Once docked and decanted I was yet again pulled out of the departing vehicle queue for a 'random' border-control check. The officer that made the ungainly entry on this occasion was all scowl and officialdom and did leave rubbery / greasy boot marks all over the truck's floor. I figure that customs and immigration procurement departments worldwide must have a very long contract with suppliers of this uniquely disagreeable footwear.
Anyway, the officer commenced his thing but - as is nearly always the case in these circumstances - very quickly dropped his bristly countenance and replaced it with one of pleasant surprise before engaging in a multitude of very much non-border-control type questions like how and when I built the thing, how much it cost, what was the fuel consumption like, and how much were the tyres. Good job they rarely ask how much lash I'm carrying.
I'd be totally happy with the ubiquitous prejudice, were it not for the bloody boots.
And so, I'm in Spain (again). The day began heavily trafficked, wet, cold and miserable, but within 15 minutes or so I'd cleared the sprawl of Bilbao and settled into some very quiet upland back roads that I could bumble along relatively unmolested, whilst all the while looking for wildlife and hoping to chance upon a UK-registered hypercar stuck in a ditch.

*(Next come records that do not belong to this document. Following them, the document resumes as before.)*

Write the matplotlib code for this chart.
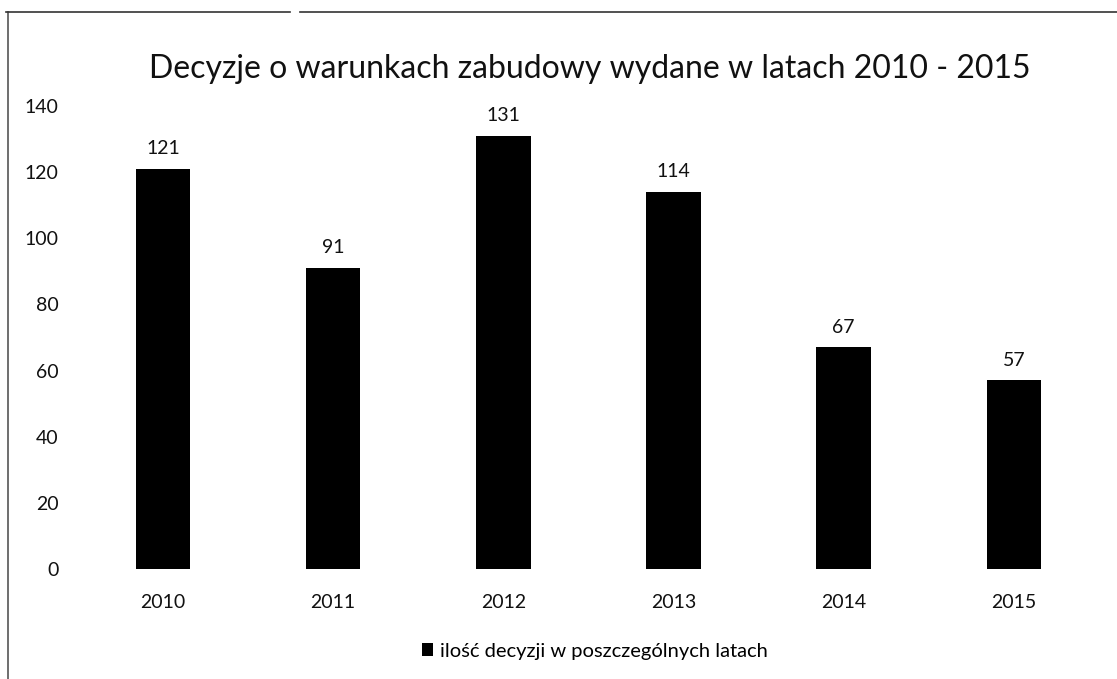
import matplotlib.pyplot as plt
from matplotlib.lines import Line2D

plt.rcParams['font.family'] = ['Lato', 'DejaVu Sans']

years = ['2010', '2011', '2012', '2013', '2014', '2015']
decyzje = [121, 91, 131, 114, 67, 57]
y_ticks = [0, 20, 40, 60, 80, 100, 120, 140]

fig = plt.figure(figsize=(11.17, 6.79), dpi=100)
ax = fig.add_axes([0.0698, 0.162, 0.914, 0.682])

bars = ax.bar(years, decyzje, width=0.32, color='black',
              label='ilość decyzji w poszczególnych latach')

for rect, v in zip(bars, decyzje):
    ax.text(rect.get_x() + rect.get_width() / 2, v + 3.5, str(v),
            ha='center', va='bottom', fontsize=14, color='#111111')

ax.set_xlim(-0.5, len(years) - 0.5)
ax.set_ylim(0, 140)
ax.set_yticks(y_ticks)
ax.tick_params(axis='both', length=0, labelsize=14, colors='#111111')
ax.tick_params(axis='x', pad=18)
ax.tick_params(axis='y', pad=14)
for lbl in ax.get_yticklabels():
    lbl.set_y(lbl.get_position()[1])
for s in ax.spines.values():
    s.set_visible(False)

fig.text(0.528, 0.898, 'Decyzje o warunkach zabudowy wydane w latach 2010 - 2015',
         ha='center', va='center', fontsize=23, color='#111111')

leg = fig.legend(handles=[bars], labels=['ilość decyzji w poszczególnych latach'],
                 loc='center', bbox_to_anchor=(0.533, 0.041), frameon=False,
                 fontsize=14.5, handlelength=0.55, handleheight=0.55,
                 handletextpad=0.35)

# scan frame remnants
fig.add_artist(Line2D([0.007, 0.007], [0.0, 0.982], color='#555555', lw=1.2))
fig.add_artist(Line2D([0.005, 0.26], [0.982, 0.982], color='#333333', lw=1.2))
fig.add_artist(Line2D([0.269, 1.0], [0.982, 0.982], color='#333333', lw=1.2))

fig.savefig('out.png', dpi=100)
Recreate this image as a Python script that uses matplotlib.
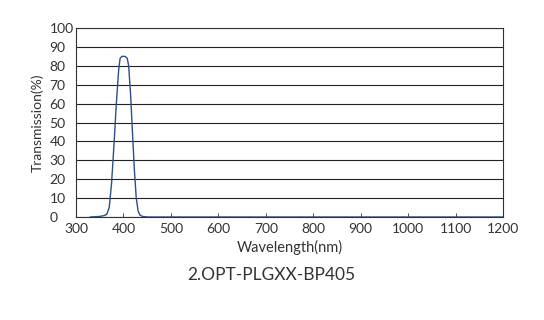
import matplotlib
matplotlib.use("Agg")
import matplotlib.pyplot as plt

# transmission curve
wavelength = [330, 350, 360, 365, 370, 375, 380, 385, 390, 393, 397, 403, 408,
              411, 415, 419, 423, 427, 431, 435, 440, 450, 600, 800, 1000, 1200]
transmission = [0, 0.3, 0.8, 1.5, 5, 18, 38, 60, 78, 84, 85, 85, 84,
                80, 65, 45, 25, 10, 3, 1, 0.3, 0, 0, 0, 0, 0]

xticks = [300, 400, 500, 600, 700, 800, 900, 1000, 1100, 1200]
yticks = list(range(0, 101, 10))
title = "2.OPT-PLGXX-BP405"

plt.rcParams['font.family'] = ['Lato', 'DejaVu Sans']

fig = plt.figure(figsize=(5.44, 3.2), dpi=100)
ax = fig.add_axes([76 / 544, 1 - 217 / 320, (503 - 76) / 544, (217 - 28) / 320])

ax.plot(wavelength, transmission, color='#2d4f86', lw=1.0)

ax.set_xlim(300, 1200)
ax.set_ylim(0, 100)
ax.set_xticks(xticks)
ax.set_yticks(yticks)
ax.yaxis.grid(True, color='#222222', lw=0.8)
ax.tick_params(axis='x', direction='in', length=3, width=0.6, labelsize=10, colors='#333333', pad=4)
ax.tick_params(axis='y', length=0, labelsize=10, colors='#333333', pad=19)
for lbl in ax.get_yticklabels():
    lbl.set_horizontalalignment('left')
for s in ax.spines.values():
    s.set_color('#333333')
    s.set_linewidth(0.8)

ax.set_xlabel('Wavelength(nm)', fontsize=10.5, color='#333333', labelpad=4)
ax.set_ylabel('Transmission(%)', fontsize=10, color='#333333', labelpad=4)

fig.text(271 / 544, 1 - 275 / 320, title, ha='center', va='center', fontsize=12.5, color='#333333')

fig.savefig('out.png', dpi=100)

I didn't, but I did have some excellent casual bird sightings. Without trying - and within a couple of hours - I'd seen white storks, red kites, crested larks, corn buntings, swallows, house martins and a hoopoe. The landscapes were also very agreeable with mixture of gorges, crashing rivers, rugged escarpments and upland plains.
Come late afternoon I'd parked up at a location I know and was blessed with a definite uptick in the weather. The place is a crumbling lock flight on the disused Canal de Castilla (pic) and is a fascinating cultural heritage spot. I've banged on about it in a previous travelogue.
From here I've been for a run and had a couple of hours with the bins. Though teeming with life I've seen no rarities, though I have spotted black redstart, violet carpenter bee and heard my first cuckoo.